NEW YORK: Disgraced Hollywood producer Harvey Weinstein has reached a provisional $44 million settlement with alleged victims and creditors, the Wall Street Journal reported on Thursday.
The deal, which has not yet been signed, aims to cover all civil proceedings filed against the fallen Hollywood mogul, including those in Canada and the United Kingdom.
Weinstein’s spokesperson denied to comment.
The settlement does not exempt Weinstein from the criminal proceedings brought against him for sexual assault, for which he will go on trial in September.
Weinstein — a catalyst for the #MeToo anti-harassment movement — has been charged over the alleged assaults of two women and faces life in prison if he is convicted at the trial, which could last five weeks.
In addition to the alleged victims and creditors, the settlement covers the proceedings started by former New York state attorney general Eric Schneiderman, who has been succeeded by Letitia James.
The proceedings aim specifically to guarantee the alleged victims will be compensated.
James’s spokesperson also declined to comment.
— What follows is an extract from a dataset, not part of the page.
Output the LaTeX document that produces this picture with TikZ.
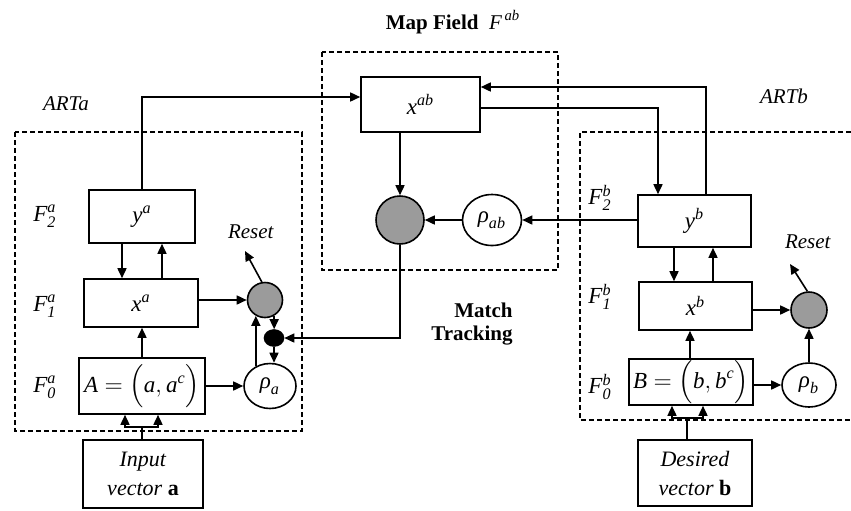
\documentclass[tikz,border=0pt]{standalone}
\usepackage{amsmath}
\usepackage{fontspec}
\setmainfont{Liberation Serif}
\usetikzlibrary{calc,arrows.meta,shapes.geometric}
\definecolor{disc}{RGB}{155,155,155}
% italic letters taken from the text face so that symbols match the labels
\newcommand{\vi}[1]{\textit{#1}}

\begin{document}
\begin{tikzpicture}[x=0.5pt,y=-0.5pt,
  font=\fontsize{10.5}{12.6}\selectfont,
  line width=0.8pt,
  arr/.style={-{Triangle[length=5pt,width=4.5pt]}},
  layer/.style={draw,rectangle,inner sep=0pt,font=\fontsize{11.5}{13}\selectfont},
  dashbox/.style={draw,line width=0.7pt,dash pattern=on 2.5pt off 1.5pt},
  gdisc/.style={draw,circle,fill=disc,inner sep=0pt},
  vig/.style={draw,ellipse,inner sep=0pt,font=\fontsize{11.5}{13}\selectfont},
  lbl/.style={inner sep=0pt},
  flbl/.style={inner sep=0pt,font=\fontsize{11.5}{13}\selectfont},
  twoline/.style={align=center,font=\fontsize{11}{14.5}\selectfont},
]
\useasboundingbox (0,0) rectangle (851,510);

% ---- enclosing fields
\draw[dashbox] (15,132) rectangle (302,431);
\draw[dashbox] (322,52) rectangle (558,270);
\draw[dashbox] (851,132) -- (580,132) -- (580,420) -- (851,420);

% ---- titles
\node[lbl,anchor=west] (mftitle) at (385,22) {\textbf{Map Field}\ \ $\vi{F}^{\,\vi{ab}}$};
\node[lbl] (arta) at (66,104) {\textit{ARTa}};
\node[lbl] (artb) at (784,96) {\textit{ARTb}};
\node[lbl,align=right,font=\bfseries\fontsize{10.5}{11.5}\selectfont] (mt) at (472,324) {Match\\Tracking};

% ---- ART a
\node[flbl] (f2a) at (45,216) {$\vi{F}^{\vi{a}}_{\vi{2}}$};
\node[flbl] (f1a) at (45,306) {$\vi{F}^{\vi{a}}_{\vi{1}}$};
\node[flbl] (f0a) at (45,387) {$\vi{F}^{\vi{a}}_{\vi{0}}$};
\node[layer,minimum width=53pt,minimum height=26.5pt] (ya) at (142,216.5) {$\vi{y}^{\vi{a}}$};
\node[layer,minimum width=57pt,minimum height=24pt] (xa) at (141,303) {$\vi{x}^{\vi{a}}$};
\node[layer,minimum width=63pt,minimum height=28pt] (A) at (142,386) {$\vi{A}=\Bigl(\vi{a},\vi{a}^{\vi{c}}\Bigr)$};
\node[layer,twoline,minimum width=60pt,minimum height=34pt] (ina) at (143,474) {\textit{Input}\\\textit{vector} \textbf{a}};
\node[gdisc,minimum size=17.5pt] (ga) at (265,300) {};
\node[draw,ellipse,fill=black,minimum width=9.5pt,minimum height=8pt,inner sep=0pt] (dot) at (274,338) {};
\node[vig,minimum width=26pt,minimum height=22.5pt] (rhoa) at (270,386) {$\vi{ρ}_{\vi{a}}$};
\node[lbl] (reseta) at (251,232) {\textit{Reset}};
\coordinate (ra) at (245,251);

% ---- map field
\node[layer,minimum width=59.5pt,minimum height=27.5pt] (xab) at (420.5,104.5) {$\vi{x}^{\vi{ab}}$};
\node[gdisc,minimum size=24pt] (gab) at (400,220) {};
\node[vig,minimum width=29.5pt,minimum height=25.5pt] (rhoab) at (492,220) {$\vi{ρ}_{\vi{ab}}$};

% ---- ART b
\node[flbl] (f2b) at (600,198) {$\vi{F}^{\vi{b}}_{\vi{2}}$};
\node[flbl] (f1b) at (600,297) {$\vi{F}^{\vi{b}}_{\vi{1}}$};
\node[flbl] (f0b) at (600,387) {$\vi{F}^{\vi{b}}_{\vi{0}}$};
\node[layer,minimum width=56.5pt,minimum height=26pt] (yb) at (694.5,221) {$\vi{y}^{\vi{b}}$};
\node[layer,minimum width=56.5pt,minimum height=24pt] (xb) at (695.5,306) {$\vi{x}^{\vi{b}}$};
\node[layer,minimum width=62pt,minimum height=23pt] (B) at (691,382) {$\vi{B}=\Bigl(\vi{b},\vi{b}^{\vi{c}}\Bigr)$};
\node[layer,twoline,minimum width=57pt,minimum height=33pt] (inb) at (695,473) {\textit{Desired}\\\textit{vector} \textbf{b}};
\node[gdisc,minimum size=18pt] (gb) at (809,310) {};
\node[vig,minimum width=27pt,minimum height=22pt] (rhob) at (809,385) {$\vi{ρ}_{\vi{b}}$};
\node[lbl] (resetb) at (808,242) {\textit{Reset}};
\coordinate (rb) at (790,264);

% ---- ART a connections
\draw[arr] ($(ya.south)+(-20,0)$) -- ($(xa.north)+(-19,0)$);
\draw[arr] ($(xa.north)+(21,0)$) -- ($(ya.south)+(20,0)$);
\draw[arr] (A.north) -- (A.north |- xa.south);
\draw[arr] (xa.east |- ga) -- (ga.west);
\draw[arr] (A.east |- rhoa) -- (rhoa.west);
\draw[arr] ($(ga.240 |- rhoa.north)+(0,3)$) -- (ga.240);
\draw[arr] (ga.300) -- (ga.300 |- dot.north);
\draw[arr] (dot.south) -- (dot.south |- rhoa.north);
\draw[arr] (ga.100) -- (ra);
\coordinate (fa) at (142,427);
\draw (ina.north -| fa) -- (fa);
\draw[arr] (fa) -| ($(A.south)+(-17,0)$);
\draw[arr] (fa) -| ($(A.south)+(16,0)$);

% ---- map field connections
\draw[arr] (ya.north) |- ($(xab.west)+(0,-7.5)$);
\draw[arr] ($(yb.north)+(11.5,0)$) |- ($(xab.east)+(0,-17.5)$);
\draw[arr] ($(xab.east)+(0,3.5)$) -| ($(yb.north)+(-36.5,0)$);
\draw[arr] (gab |- xab.south) -- (gab.north);
\draw[arr] (yb.west |- rhoab) -- (rhoab.east);
\draw[arr] (rhoab.west) -- (gab.east);
\draw[arr] (gab.south) |- (dot.east);

% ---- ART b connections
\draw[arr] ($(yb.south)+(-20.5,0)$) -- ($(xb.north)+(-21.5,0)$);
\draw[arr] ($(xb.north)+(17.5,0)$) -- ($(yb.south)+(18.5,0)$);
\draw[arr] ($(B.north)+(-1,0)$) -- ($(B.north |- xb.south)+(-1,0)$);
\draw[arr] (xb.east |- gb) -- (gb.west);
\draw[arr] (B.east |- rhob) -- (rhob.west);
\draw[arr] (rhob.north) -- (gb.south);
\draw[arr] (gb.95) -- (rb);
\coordinate (fb) at (687,418);
\draw (inb.north -| fb) -- (fb);
\draw[arr] (fb) -| ($(B.south)+(-19,0)$);
\draw[arr] (fb) -| ($(B.south)+(12,0)$);
\end{tikzpicture}
\end{document}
The settlement amount will be paid out by insurance agencies, the Journal reported, several of which count The Weinstein Company, the production company Weinstein co-founded, among their clients.
Since October 2017, Weinstein — one of the most powerful men in Hollywood before a cascade of sexual misconduct allegations precipitated his downfall — has been accused of sexual harassment and assault by more than 80 women.
Among his accusers are prominent actresses such as Ashley Judd, Angelina Jolie and Salma Hayek.